Published on May 22nd, 2013 | by Adam DeMarco1
Denis Dyack and Kotaku EIC Stephen Totilo exchange statements
He-said-she-said is a tough game, especially when you’re the one who’s stuck in the middle trying to figure out what’s really going on. Right now, Precursor Games’ Chief Creative Officer Denis Dyack and Kotaku are the “He” and the “She,” and what they’ve each said is that the other side is full of crap. Each side has a valid argument; neither side, it would seem, has much proof. A Kickstarter campaign may hang in the balance. Like most anything associated with Silicon Knights, this story is a long time in the making. This particular tale began about seven months ago.
On October 26th Kotaku ran an article titled What Went Wrong With Silicon Knights’ X-men: Destiny (note the non-existence of a question mark at the end of that headline – they aren’t asking, they’re telling). The article, written by Andrew McMillen, calls into question the leadership skills, business practices, and character of Silicon Knights’ management staff – specifically naming the studio’s founder, Denis Dyack. Among other things, anonymous sources interviewed for the article alleged that Silicon Knights diverted resources which had been ostensibly promised to Activision for the development of X-Men: Destiny in order to subsidize the production of a demo for their own IP — a follow-up to the critically acclaimed 2002 Gamecube release Eternal Darkness: Sanity’s Requiem. When Kotaku asked to speak to Silicon Knights before the article was published, the developer declined.
On May 19th, six days after the Kickstarter campaign for Denis Dyack’s new game went live, and at the behest of Precursor Games’ CEO Paul Caporicci, Dyack finally spoke out.

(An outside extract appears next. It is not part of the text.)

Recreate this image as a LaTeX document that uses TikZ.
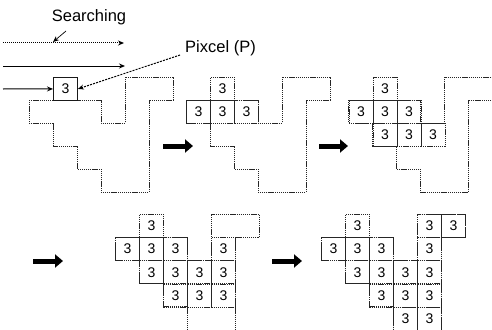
\documentclass[tikz,border=0pt]{standalone}
\usepackage{fontspec}
\setmainfont{Liberation Sans}
\usetikzlibrary{arrows.meta}
\tikzset{
  cellbox/.style={draw=black!85, dash pattern=on 1.3pt off 0.8pt, line width=0.9pt,
    minimum width=24pt, minimum height=23pt, inner sep=0pt, anchor=north west,
    font=\fontsize{14}{14}\selectfont},
  solidcell/.style={cellbox, solid, draw=black!90},
  outline/.style={draw=black!85, dash pattern=on 1.3pt off 0.8pt, line width=0.9pt},
  bigarrow/.style={line width=5pt, -{Triangle[length=8pt,width=13pt]}},
  thinarrow/.style={line width=1pt, -{Stealth[length=6pt,width=5pt]}},
  lbl/.style={font=\fontsize{16.5}{16.5}\selectfont, inner sep=0pt}
}
\newcommand\shapeoutline{%
  \draw[outline] (0,1) -- (3,1) -- (3,2) -- (4,2) -- (4,0) -- (6,0) -- (6,1) -- (5,1)
    -- (5,5) -- (3,5) -- (3,4) -- (2,4) -- (2,3) -- (1,3) -- (1,2) -- (0,2) -- cycle;}
\begin{document}
\begin{tikzpicture}[x=1pt,y=-1pt]
\useasboundingbox (0,0) rectangle (492,329);
\clip (0,0) rectangle (492,329);

% labels
\node[lbl] (searchlbl) at (89,17) {Searching};
\node[lbl, anchor=west] (pixlbl) at (185,48) {Pixcel (P)};

% panel 1
\begin{scope}[shift={(29pt,-77pt)}, x=24pt, y=-23pt]
  \shapeoutline
  \node[solidcell] (pa) at (1,0) {3};
\end{scope}

% search arrows
\coordinate (s1a) at (3,43);
\coordinate (s1b) at (124,43);
\coordinate (s2a) at (3,66);
\coordinate (s2b) at (125,66);
\coordinate (s3a) at (3,89);
\draw[thinarrow, densely dotted] (s1a) -- (s1b);
\draw[thinarrow] (s2a) -- (s2b);
\draw[thinarrow] (s3a) -- (pa.west);
\coordinate (sp) at (66,31);
\coordinate (st) at (53,42);
\draw[thinarrow, line width=0.7pt] (sp) -- (st);
\coordinate (pp) at (180,55);
\draw[thinarrow, dash pattern=on 2pt off 1.2pt] (pp) -- (pa.east);

% panel 2
\begin{scope}[shift={(186pt,-77pt)}, x=24pt, y=-23pt]
  \shapeoutline
  \node[cellbox] (qa) at (1,0) {3};
  \node[cellbox] (qb) at (0,1) {3};
  \node[cellbox] (qc) at (1,1) {3};
  \node[cellbox] (qd) at (2,1) {3};
\end{scope}

% panel 3
\begin{scope}[shift={(348.5pt,-77pt)}, x=24pt, y=-23pt]
  \shapeoutline
  \node[cellbox] (ra) at (1,0) {3};
  \node[cellbox] (rb) at (0,1) {3};
  \node[cellbox] (rc) at (1,1) {3};
  \node[cellbox] (rd) at (2,1) {3};
  \node[cellbox] (re) at (1,2) {3};
  \node[cellbox] (rf) at (2,2) {3};
  \node[cellbox] (rg) at (3,2) {3};
\end{scope}

% panel 4
\begin{scope}[shift={(115pt,-214pt)}, x=24pt, y=-23.2pt]
  \shapeoutline
  \node[cellbox] (ta) at (1,0) {3};
  \node[cellbox] (tb) at (0,1) {3};
  \node[cellbox] (tc) at (1,1) {3};
  \node[cellbox] (td) at (2,1) {3};
  \node[cellbox] (te) at (4,1) {3};
  \node[cellbox] (tf) at (1,2) {3};
  \node[cellbox] (tg) at (2,2) {3};
  \node[cellbox] (th) at (3,2) {3};
  \node[cellbox] (ti) at (4,2) {3};
  \node[cellbox] (tj) at (2,3) {3};
  \node[cellbox] (tk) at (3,3) {3};
  \node[cellbox] (tl) at (4,3) {3};
\end{scope}

% panel 5
\begin{scope}[shift={(321pt,-214pt)}, x=24pt, y=-23.2pt]
  \shapeoutline
  \node[cellbox] (ua) at (1,0) {3};
  \node[cellbox] (ub) at (4,0) {3};
  \node[cellbox] (uc) at (5,0) {3};
  \node[cellbox] (ud) at (0,1) {3};
  \node[cellbox] (ue) at (1,1) {3};
  \node[cellbox] (uf) at (2,1) {3};
  \node[cellbox] (ug) at (4,1) {3};
  \node[cellbox] (uh) at (1,2) {3};
  \node[cellbox] (ui) at (2,2) {3};
  \node[cellbox] (uj) at (3,2) {3};
  \node[cellbox] (uk) at (4,2) {3};
  \node[cellbox] (ul) at (2,3) {3};
  \node[cellbox] (um) at (3,3) {3};
  \node[cellbox] (un) at (4,3) {3};
  \node[cellbox] (uo) at (3,4) {3};
  \node[cellbox] (up) at (4,4) {3};
\end{scope}

% big step arrows
\coordinate (b1a) at (163,146);
\coordinate (b1b) at (193,146);
\coordinate (b2a) at (319,146);
\coordinate (b2b) at (348,146);
\coordinate (b3a) at (33,261);
\coordinate (b3b) at (63,261);
\coordinate (b4a) at (272,261);
\coordinate (b4b) at (302,261);
\draw[bigarrow] (b1a) -- (b1b);
\draw[bigarrow] (b2a) -- (b2b);
\draw[bigarrow] (b3a) -- (b3b);
\draw[bigarrow] (b4a) -- (b4b);
\end{tikzpicture}
\end{document}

In his rebuttal video — which you can watch for yourself above — Dyack mainly takes issue with McMillen’s reliance on interviews conducted with anonymous sources who claim to have worked under Dyack during the production of X-Men: Destiny, as well as the lack of any actual proof of misconduct, and he does make a good point. The nameless ex-employees make a fair number of rather severe accusations, not the least of which being that Silicon Knights pulled staff members off of the X-Men project which was being funded by publishing-gargantuan Activision. Though McMillen never actually uses the word “embezzled” in the article, quotes from the anonymous sources certainly imply that Silicon Knights is guilty of something very similar by reallocating resources that had, in good faith, been devoted to Activision’s project.
Dyack does use the word “embezzle” when he denies that any such conduct occurred, submitting that numerous audits were performed, not only by Silicon Knights and Activision but also third-parties, during the entire production process of X-Men. Kotaku Editor-in-Chief Stephen Totilo was quick to pick up on Dyack’s use of the word, however, and on May 20th published another article in which he wrote:
“McMillen’s report includes no mention of embezzling money, but multiple mentions, by former employees, that people who were supposed to be working on X-Men Destiny were at times pulled away to work on other company projects. It is just one detail of many describing Silicon Knights’ development priorities. The embezzlement charge is more severe, of course, and was something McMillen had heard rumored during his reporting. Reporters hear many rumors and try to deduce whether they’re true. This rumor doesn’t appear in the article, which should show how much credibility McMillen and Kotaku were ultimately able to give it.”
Incidentally, Kotaku recently published another article concerning Dyack’s current project, in which they advise skepticism to those who are thinking of funding the game.
Personally, I think the truth likely rests somewhere in the middle. Though the original exposé may not have been able to provide any actual evidence of wrong-doing on Dyack’s part, the sub-par product which X-Men: Destiny turned out to be certainly suggests that the development process was dysfunctional. I do, however, have a hard time believing that a company like Activision would take as lackadaisical an approach as is implied in McMillen’s article. Then again, it was a crappy licensed game, and Silicon Knights was already embroiled in an ugly lawsuit – Activision may have just wanted to cut their losses. I also find it hard to believe that Kotaku wouldn’t vet their sources rather thoroughly, lest they be slapped with a libel suit. At times, both Dyack and McMillen’s sources come off as confrontational, and each has a motive to lie, to boot. It’s a real mess, to be sure.
Ultimately, however, Dyack’s goal was to tell his side of the story in order to drum up donations, and on that front he seems to have succeeded – at least in part. With the amount of press this story has gotten over the last few days, numerous gamers who may never have even heard of Shadow of the Eternals have been exposed to it and have become potential investors; now they just have to decide if the project is worth supporting. As of the time of this writing Shadow of the Eternals has managed to raise $89,785 out of a goal of $1.35 million, with 27 days left to go, in addition to the $243,896 raised through direct donation on the game’s website.